# LISTED RECORDS
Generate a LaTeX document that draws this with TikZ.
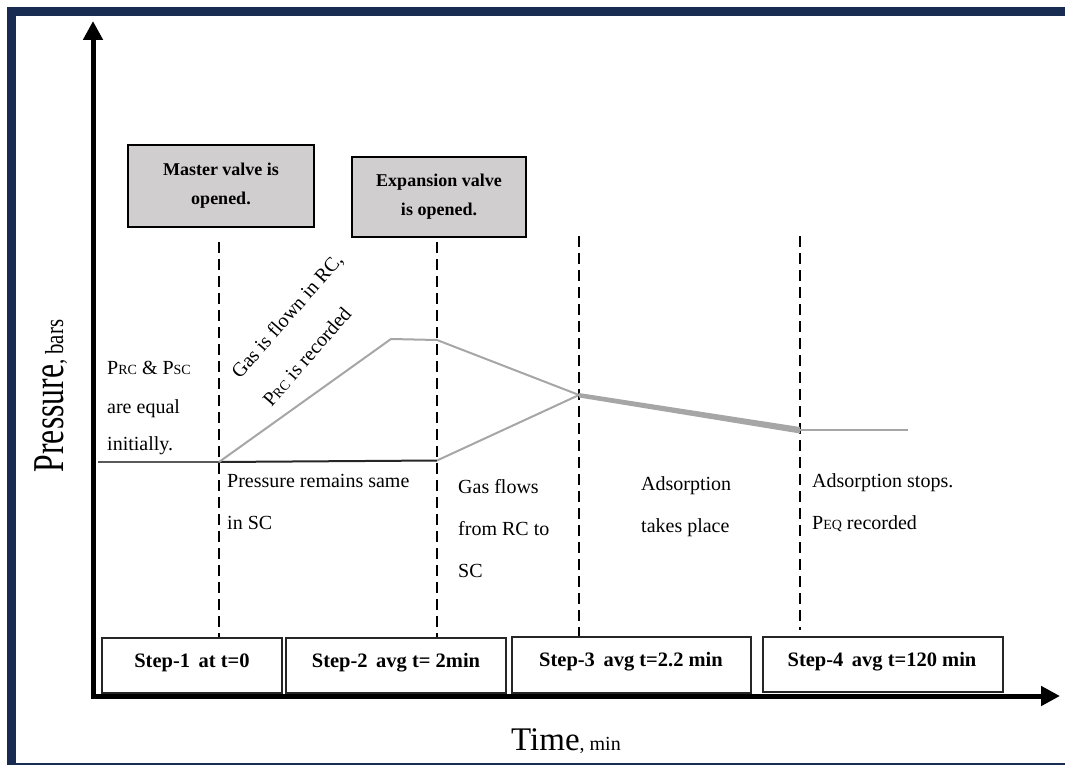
\documentclass[tikz,border=0pt]{standalone}
\usepackage{graphicx}
\usepackage{fontspec}
\setmainfont{Liberation Serif}
\usetikzlibrary{arrows.meta}
\definecolor{navy}{RGB}{24,43,80}
\definecolor{boxgray}{RGB}{208,206,206}
\definecolor{curvegray}{RGB}{166,166,166}
\newcommand\smc[1]{{\fontsize{14}{14}\selectfont #1}}
\newcommand\fs[1]{\fontsize{#1}{#1}\selectfont}
\begin{document}
\begin{tikzpicture}[x=1pt,y=-1pt,
  stepbox/.style={draw=black!85,line width=1.3pt,fill=white,inner sep=0pt},
  valvebox/.style={draw=black,line width=2pt,fill=boxgray,align=center,inner sep=0pt,font=\fontsize{18}{29}\selectfont\bfseries},
  steptext/.style={anchor=base,font=\fs{20.5}\bfseries,inner sep=0pt},
  bodytext/.style={anchor=base west,font=\fs{20},inner sep=0pt},
  guide/.style={draw=black,line width=2.2pt,dash pattern=on 11pt off 6pt},
  curve/.style={draw=curvegray,line width=2pt},
  axis/.style={draw=black,line width=5pt,-{Triangle[length=19pt,width=19pt]}},
]
\useasboundingbox (0,0) rectangle (1065,765);
% frame
\fill[navy] (7,7) rectangle (16,765);
\fill[navy] (7,7) rectangle (1065,16);
\fill[navy] (7,762.5) rectangle (1065,765);

% vertical guide lines
\coordinate (d1t) at (219,242); \coordinate (d1b) at (219,638);
\coordinate (d2t) at (437,242); \coordinate (d2b) at (437,638);
\coordinate (d3t) at (579,236); \coordinate (d3b) at (579,637);
\coordinate (d4t) at (800,236); \coordinate (d4b) at (800,630);
\draw[guide] (d1t) -- (d1b);
\draw[guide] (d2t) -- (d2b);
\draw[guide] (d3t) -- (d3b);
\draw[guide] (d4t) -- (d4b);

% pressure curves
\coordinate (c0) at (98,462);
\coordinate (c1) at (219,462);
\coordinate (c2) at (391,339);
\coordinate (c3) at (437,340);
\coordinate (c4) at (437,460.5);
\coordinate (c5) at (579,395);
\coordinate (c6) at (800,430);
\coordinate (c7) at (908,430);
\draw[draw=black!65,line width=1.6pt] (c0) -- (c1);
\draw[draw=black!85,line width=2pt] (c1) -- (c4);
\draw[curve] (c1) -- (c2) -- (c3) -- (c5);
\draw[curve] (c4) -- (c5);
\fill[curvegray] (579,393) -- (800,427) -- (800,433.5) -- (579,397.5) -- cycle;
\draw[curve] (c6) -- (c7);

% valve boxes
\node[valvebox,minimum width=186pt,minimum height=82pt] (mv) at (221,186) {Master valve is\\opened.};
\node[valvebox,minimum width=174pt,minimum height=80pt] (ev) at (439,197) {Expansion valve\\is opened.};

% step boxes
\node[stepbox,minimum width=180pt,minimum height=55pt] (b1) at (192,665.5) {};
\node[stepbox,minimum width=220pt,minimum height=55pt] (b2) at (396,665.5) {};
\node[stepbox,minimum width=239pt,minimum height=56pt] (b3) at (631.5,665) {};
\node[stepbox,minimum width=240pt,minimum height=55pt] (b4) at (883,664.5) {};
\node[steptext] (t1) at (192,667) {Step-1\,\ at t=0};
\node[steptext] (t2) at (396,667) {Step-2\,\ avg t= 2min};
\node[steptext] (t3) at (631,666) {Step-3\,\ avg t=2.2 min};
\node[steptext] (t4) at (882,666) {Step-4\,\ avg t=120 min};

% axes
\coordinate (O) at (93,698.5);
\coordinate (ytip) at (93,21);
\coordinate (O2) at (90.5,696);
\coordinate (xtip) at (1060,696);
\draw[axis] (O) -- (ytip);
\draw[axis] (O2) -- (xtip);

% axis labels
\node[rotate=90,anchor=base,inner sep=0pt] (ylab) at (63,396)
  {\scalebox{0.72}[1]{\fs{44}Pressure}\scalebox{0.8}[1]{\fs{26}, bars}};
\node[anchor=base,inner sep=0pt] (xlab) at (566,750) {\fs{33}Time\fs{20}, min};

% annotations
\node[bodytext] (l1) at (107,374) {P\smc{RC} \& P\smc{SC}};
\node[bodytext] (l2) at (107,413) {are equal};
\node[bodytext] (l3) at (107,450) {initially.};
\node[rotate=49,anchor=base,font=\fs{20},inner sep=0pt] (g1) at (292,320) {Gas is flown in RC,};
\node[rotate=49,anchor=base,font=\fs{20},inner sep=0pt] (g2) at (312,361) {P\smc{RC} is recorded};
\node[bodytext] (p1) at (227,487) {Pressure remains same};
\node[bodytext] (p2) at (227,529) {in SC};
\node[bodytext] (f1) at (458,493) {Gas flows};
\node[bodytext] (f2) at (458,535) {from RC to};
\node[bodytext] (f3) at (458,577) {SC};
\node[bodytext] (a1) at (641,490) {Adsorption};
\node[bodytext] (a2) at (641,532) {takes place};
\node[bodytext] (s1) at (812,487) {Adsorption stops.};
\node[bodytext] (s2) at (812,529) {P\smc{EQ} recorded};
\end{tikzpicture}
\end{document}
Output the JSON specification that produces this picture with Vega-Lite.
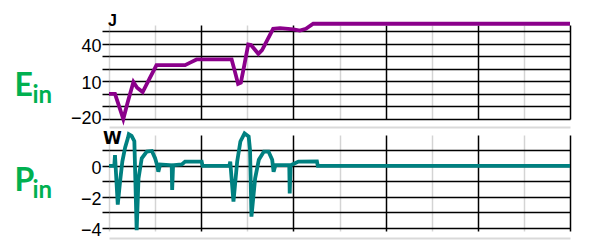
{
  "$schema": "https://vega.github.io/schema/vega-lite/v6.json",
  "background": "white",
  "padding": {"left": 14, "top": 13, "right": 5, "bottom": 5},
  "bounds": "flush",
  "spacing": 16,
  "config": {"view": {"stroke": null}},
  "datasets": {
    "E": [
      {"t": 0, "v": 0}, {"t": 0.13, "v": 0}, {"t": 0.22, "v": -10}, {"t": 0.31, "v": -20},
      {"t": 0.41, "v": -6}, {"t": 0.53, "v": 9.5}, {"t": 0.61, "v": 5}, {"t": 0.73, "v": 1.5},
      {"t": 0.89, "v": 13}, {"t": 1.03, "v": 23}, {"t": 1.65, "v": 23}, {"t": 1.76, "v": 25},
      {"t": 1.9, "v": 27.5}, {"t": 2.66, "v": 27.5}, {"t": 2.73, "v": 18}, {"t": 2.8, "v": 8},
      {"t": 2.86, "v": 9}, {"t": 2.93, "v": 22}, {"t": 3.02, "v": 39.5}, {"t": 3.08, "v": 39},
      {"t": 3.24, "v": 32}, {"t": 3.32, "v": 35}, {"t": 3.56, "v": 52}, {"t": 3.71, "v": 52.5},
      {"t": 4.0, "v": 51.5}, {"t": 4.14, "v": 50.5}, {"t": 4.27, "v": 52}, {"t": 4.43, "v": 56},
      {"t": 10, "v": 56}
    ],
    "P": [
      {"t": 0, "v": 0}, {"t": 0.115, "v": 0}, {"t": 0.13, "v": 0.7}, {"t": 0.19, "v": -2.5},
      {"t": 0.24, "v": -1.0}, {"t": 0.29, "v": 0.3}, {"t": 0.35, "v": 1.2}, {"t": 0.41, "v": 1.8},
      {"t": 0.43, "v": 2.05}, {"t": 0.49, "v": 1.95}, {"t": 0.55, "v": 1.6}, {"t": 0.6, "v": -4.15},
      {"t": 0.64, "v": -0.8}, {"t": 0.71, "v": 0.5}, {"t": 0.82, "v": 0.93}, {"t": 0.93, "v": 0.97},
      {"t": 1.0, "v": 0.5}, {"t": 1.04, "v": 0.1}, {"t": 1.07, "v": -0.37}, {"t": 1.11, "v": 0.1},
      {"t": 1.36, "v": 0.05}, {"t": 1.37, "v": -1.55}, {"t": 1.39, "v": 0.05}, {"t": 1.58, "v": 0.1},
      {"t": 1.65, "v": 0.28}, {"t": 2.01, "v": 0.28}, {"t": 2.03, "v": 0}, {"t": 2.61, "v": 0},
      {"t": 2.63, "v": 0.28}, {"t": 2.7, "v": -2.3}, {"t": 2.78, "v": 0.28}, {"t": 2.85, "v": 1.58},
      {"t": 2.94, "v": 2.1}, {"t": 3.03, "v": 1.9}, {"t": 3.06, "v": 1.0}, {"t": 3.09, "v": -3.27},
      {"t": 3.17, "v": -0.8}, {"t": 3.25, "v": 0.4}, {"t": 3.36, "v": 0.93}, {"t": 3.46, "v": 0.93},
      {"t": 3.54, "v": 0.4}, {"t": 3.57, "v": -0.37}, {"t": 3.61, "v": 0.05}, {"t": 3.91, "v": 0.05},
      {"t": 3.92, "v": -1.77}, {"t": 3.94, "v": 0.05}, {"t": 4.11, "v": 0.28}, {"t": 4.51, "v": 0.3},
      {"t": 4.53, "v": 0}, {"t": 10, "v": 0}
    ]
  },
  "vconcat": [
    {
      "width": 461,
      "height": 94,
      "data": {"name": "E"},
      "title": {"text": "J", "anchor": "start", "frame": "group", "font": "Liberation Sans", "fontSize": 16, "fontWeight": "bold", "color": "black", "offset": -13, "dx": -1},
      "mark": {"type": "line", "color": "#8b008b", "strokeWidth": 3.8, "clip": false},
      "encoding": {
        "x": {
          "field": "t", "type": "quantitative",
          "scale": {"domain": [0, 10], "nice": false, "zero": false},
          "axis": {
            "values": [0, 1, 2, 3, 4, 5, 6, 7, 8, 9, 10],
            "grid": true,
            "gridColor": {"condition": {"test": "datum.value % 2 === 0 && datum.value > 0", "value": "#000000"}, "value": "#d4d4d4"},
            "gridWidth": 1.5, "gridOpacity": 1,
            "labels": false, "ticks": false,
            "domain": true, "domainColor": "#d9d9d9", "domainWidth": 2, "offset": 8,
            "title": "in", "titleFont": "Lato", "titleFontSize": 24, "titleFontWeight": "bold", "titleColor": "#00b050",
            "titleAngle": 0, "titleAlign": "left", "titleBaseline": "alphabetic", "titleX": -77, "titleY": -25
          }
        },
        "y": {
          "field": "v", "type": "quantitative",
          "scale": {"domain": [-20, 55], "nice": false, "zero": false},
          "axis": {
            "values": [-20, -10, 0, 10, 20, 30, 40, 50],
            "grid": true, "gridColor": "#000000", "gridWidth": 1.5, "gridOpacity": 1,
            "ticks": true, "tickColor": "#000000", "tickSize": 7, "tickWidth": 1.5,
            "domain": false,
            "labelExpr": "datum.value == -20 || datum.value == 10 || datum.value == 40 ? datum.label : ''",
            "labelFont": "Liberation Sans", "labelFontSize": 18, "labelColor": "#000000", "labelPadding": 1,
            "labelOffset": {"condition": {"test": "datum.value == -20", "value": -1}, "value": 2.5},
            "labelBaseline": "middle", "labelOverlap": false, "labelFlush": false,
            "title": "E", "titleFont": "Lato", "titleFontSize": 32, "titleFontWeight": "bold", "titleColor": "#00b050",
            "titleAngle": 0, "titleAlign": "left", "titleBaseline": "alphabetic", "titleX": -95, "titleY": 70
          }
        }
      }
    },
    {
      "width": 461,
      "height": 96,
      "data": {"name": "P"},
      "title": {"text": "W", "anchor": "start", "frame": "group", "font": "DejaVu Sans", "fontSize": 17, "fontWeight": "bold", "color": "black", "offset": -22, "dx": -6},
      "mark": {"type": "line", "color": "#008080", "strokeWidth": 3.8, "clip": false},
      "encoding": {
        "x": {
          "field": "t", "type": "quantitative",
          "scale": {"domain": [0, 10], "nice": false, "zero": false},
          "axis": {
            "values": [0, 1, 2, 3, 4, 5, 6, 7, 8, 9, 10],
            "grid": true,
            "gridColor": {"condition": {"test": "datum.value % 2 === 0 && datum.value > 0", "value": "#000000"}, "value": "#d4d4d4"},
            "gridWidth": 1.5, "gridOpacity": 1,
            "labels": false, "ticks": false,
            "domain": true, "domainColor": "#d9d9d9", "domainWidth": 2, "offset": 7,
            "title": "in", "titleFont": "Lato", "titleFontSize": 24, "titleFontWeight": "bold", "titleColor": "#00b050",
            "titleAngle": 0, "titleAlign": "left", "titleBaseline": "alphabetic", "titleX": -77, "titleY": -41
          }
        },
        "y": {
          "field": "v", "type": "quantitative",
          "scale": {"domain": [-4.2, 2], "nice": false, "zero": false},
          "axis": {
            "values": [-4, -3, -2, -1, 0, 1],
            "grid": true, "gridColor": "#000000", "gridWidth": 1.5, "gridOpacity": 1,
            "ticks": true, "tickColor": "#000000", "tickSize": 7, "tickWidth": 1.5,
            "domain": false,
            "labelExpr": "datum.value == -4 || datum.value == -2 || datum.value == 0 ? datum.label : ''",
            "labelFont": "Liberation Sans", "labelFontSize": 18, "labelColor": "#000000", "labelPadding": 1,
            "labelOffset": 2.5, "labelBaseline": "middle", "labelOverlap": false, "labelFlush": false,
            "title": "P", "titleFont": "Lato", "titleFontSize": 32, "titleFontWeight": "bold", "titleColor": "#00b050",
            "titleAngle": 0, "titleAlign": "left", "titleBaseline": "alphabetic", "titleX": -95, "titleY": 55.5
          }
        }
      }
    }
  ]
}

# WHAT YOU WILL DO
Report back each line of the entries that holds the string "this".

# EXERCISE RESPONSE
Generate a LaTeX document that draws this with TikZ.
Output the JSON specification that produces this picture with Vega-Lite.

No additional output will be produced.